In Garside v. Dougan, 2022 BCSC 799, Nicole Garside and Alicia Dougan were close friends who used to work together in Langford, BC. The two friends often arranged for playdates between their dogs. Dougan owned a pit-bull mix, Renny, while Garside had a boxer, Titan. The dogs played together well and there were no concerns of aggressive behavior between them.
On Feb. 12, 2018, Garside invited Dougan to her house so Renny and Titan could play in the yard. While the two dogs played, Garside kept her other dog, Jenny, inside the house. Renny tended to show aggressive behaviour to some dogs, so Garside and Dougan had agreed to keep Jenny and Renny apart. However, at some point during the playdate, Garside opened the door with Jenny between her legs. Renny immediately attacked Jenny and, as Garside attempted to separate them, Renny bit her hand.
The bite caused serious puncture wounds on Garside’s hand that led to stitches, treatment, antibiotics, and a broken metacarpal bone that required surgery and the placement of a pin to straighten it. Garside filed a $100,000 claim for damages, alleging negligence and scienter, which is an action in tort law.
To establish scienter, the court said that it had been set in Janota-Bzowska v. Lewis (1997) that the plaintiff must show that “the defendant was the owner of the dog, that the dog had manifested a propensity to cause the type of harm occasioned, and that the owner knew of that propensity.”
The court said that the element of propensity to cause harm does not require that an actual person be bitten, but the trait or propensity to harm a person is required to be established.
The evidence indicated that when Renny was two years old, she broke loose from her leash and attacked a small dog. She had also attacked and killed a parakeet on another occasion. The court found that Renny likely had a prey drive towards birds, and she tended to react negatively and aggressively towards some dogs. However, the court also pointed out that scienter required proof that Renny had a propensity to bite people, not just attack other animals. The tort is one of personal injury and the type of harm for which propensity must be established must also be one of personal injury at common law, the court said.

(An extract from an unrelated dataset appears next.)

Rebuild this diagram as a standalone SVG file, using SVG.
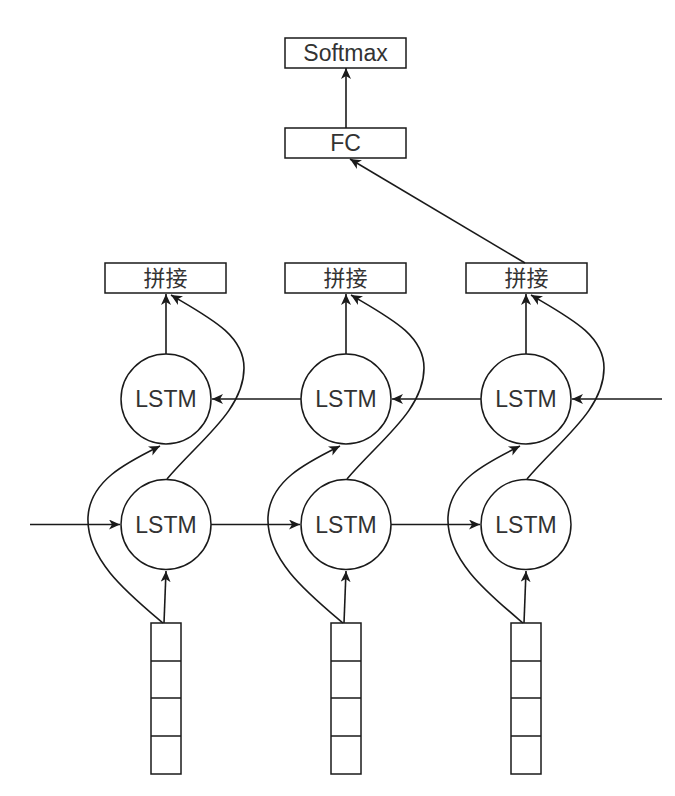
<svg xmlns="http://www.w3.org/2000/svg" width="675" height="796" viewBox="0 0 675 796">
<style>
.box{fill:#fff;stroke:#1a1a1a;stroke-width:1.5}
.cir{fill:#fff;stroke:#1a1a1a;stroke-width:1.5}
.txt{font-family:"Liberation Sans",Arial,sans-serif;font-size:23px;fill:#333;text-anchor:middle}
.cjk{font-family:"Liberation Sans","Noto Sans CJK SC",sans-serif;font-size:22px;fill:#333;text-anchor:middle}
.ln{fill:none;stroke:#1a1a1a;stroke-width:1.5}
.arr{fill:none;stroke:#1a1a1a;stroke-width:1.6;marker-end:url(#ah)}
</style>
<defs>
<marker id="ah" markerUnits="userSpaceOnUse" markerWidth="13" markerHeight="11" refX="11" refY="5" orient="auto">
<path d="M0,0 L11,5 L0,10 L3,5 Z" fill="#1a1a1a"/>
</marker>
</defs>
<rect width="675" height="796" fill="#fff"/>

<g id="softmax"><rect class="box" x="285" y="38" width="121" height="30"/><text class="txt" x="345.5" y="61">Softmax</text></g>
<g id="fc"><rect class="box" x="285" y="128" width="121" height="30"/><text class="txt" x="345.5" y="151">FC</text></g>

<g id="concat1"><rect class="box" x="105" y="263" width="121" height="30"/><text class="cjk" x="165.5" y="286">拼接</text></g>
<g id="concat2"><rect class="box" x="285" y="263" width="121" height="30"/><text class="cjk" x="345.5" y="286">拼接</text></g>
<g id="concat3"><rect class="box" x="466" y="263" width="121" height="30"/><text class="cjk" x="526.5" y="286">拼接</text></g>

<g id="lstm_up1"><circle class="cir" cx="166" cy="399" r="45"/><text class="txt" x="166" y="407">LSTM</text></g>
<g id="lstm_up2"><circle class="cir" cx="346" cy="399" r="45"/><text class="txt" x="346" y="407">LSTM</text></g>
<g id="lstm_up3"><circle class="cir" cx="526" cy="399" r="45"/><text class="txt" x="526" y="407">LSTM</text></g>

<g id="lstm_dn1"><circle class="cir" cx="166" cy="524.5" r="45"/><text class="txt" x="166" y="532.5">LSTM</text></g>
<g id="lstm_dn2"><circle class="cir" cx="346" cy="524.5" r="45"/><text class="txt" x="346" y="532.5">LSTM</text></g>
<g id="lstm_dn3"><circle class="cir" cx="526" cy="524.5" r="45"/><text class="txt" x="526" y="532.5">LSTM</text></g>

<g id="vec1"><rect class="box" x="151" y="623" width="30" height="151"/><path class="ln" d="M151,661H181M151,698H181M151,736H181"/></g>
<g id="vec2"><rect class="box" x="331" y="623" width="30" height="151"/><path class="ln" d="M331,661H361M331,698H361M331,736H361"/></g>
<g id="vec3"><rect class="box" x="511" y="623" width="30" height="151"/><path class="ln" d="M511,661H541M511,698H541M511,736H541"/></g>

<g id="connectors">
<path class="arr" d="M346,128V68"/>
<path class="arr" d="M525,263L350,159"/>

<path class="arr" d="M30,524.5H120"/>
<path class="arr" d="M211,524.5H300"/>
<path class="arr" d="M391,524.5H480"/>

<path class="arr" d="M662,399H572"/>
<path class="arr" d="M481,399H392"/>
<path class="arr" d="M301,399H212"/>

<path class="arr" d="M166,354V294"/>
<path class="arr" d="M346,354V294"/>
<path class="arr" d="M526,354V294"/>

<path class="arr" d="M164,623L166,571"/>
<path class="arr" d="M344,623L346,571"/>
<path class="arr" d="M524,623L526,571"/>

<path class="arr" d="M163,623C130,595 86,560 88,517C90,480 128,462 160,446"/>
<path class="arr" d="M343,623C310,595 266,560 268,517C270,480 308,462 340,446"/>
<path class="arr" d="M523,623C490,595 446,560 448,517C450,480 488,462 520,446"/>

<path class="arr" d="M167,479C200,440 244,410 244,368C244,335 210,318 171,295"/>
<path class="arr" d="M347,479C380,440 424,410 424,368C424,335 390,318 351,295"/>
<path class="arr" d="M527,479C560,440 604,410 604,368C604,335 570,318 531,295"/>
</g>
</svg>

In this case, the court found that the evidence firmly established that Renny had no propensity to act aggressively to humans, and Garside even candidly agreed so.
Janota-Bzowska also set out the requirements to establish negligence for a dog bite. The plaintiff must prove that the defendant knew or ought to have known that her dog was likely to create a risk of injury to third persons and that the defendant failed to take reasonable care to prevent such injury.
In this case, the court found that it was reasonably foreseeable that anyone who attempted to break up a dog fight would suffer a bite from a dog that otherwise has no propensity to injure people. The court concluded that even if Dougan owed a duty of care to Garside, she did not breach the required standard of care because it was reasonably foreseeable under the circumstances that Renny would get into an altercation with Jenny which might cause harm to other persons.
In addition, the court also found that Dougan took reasonable care by discussing with Garside how to keep Jenny and Renny separate, checking that Jenny was indeed inside the house before letting Renny out of her car to play in the yard, and mitigating Garside’s injury by swiftly disengaging Renny from Jenny. In the end, the court concluded that Dougan was not liable to pay damages.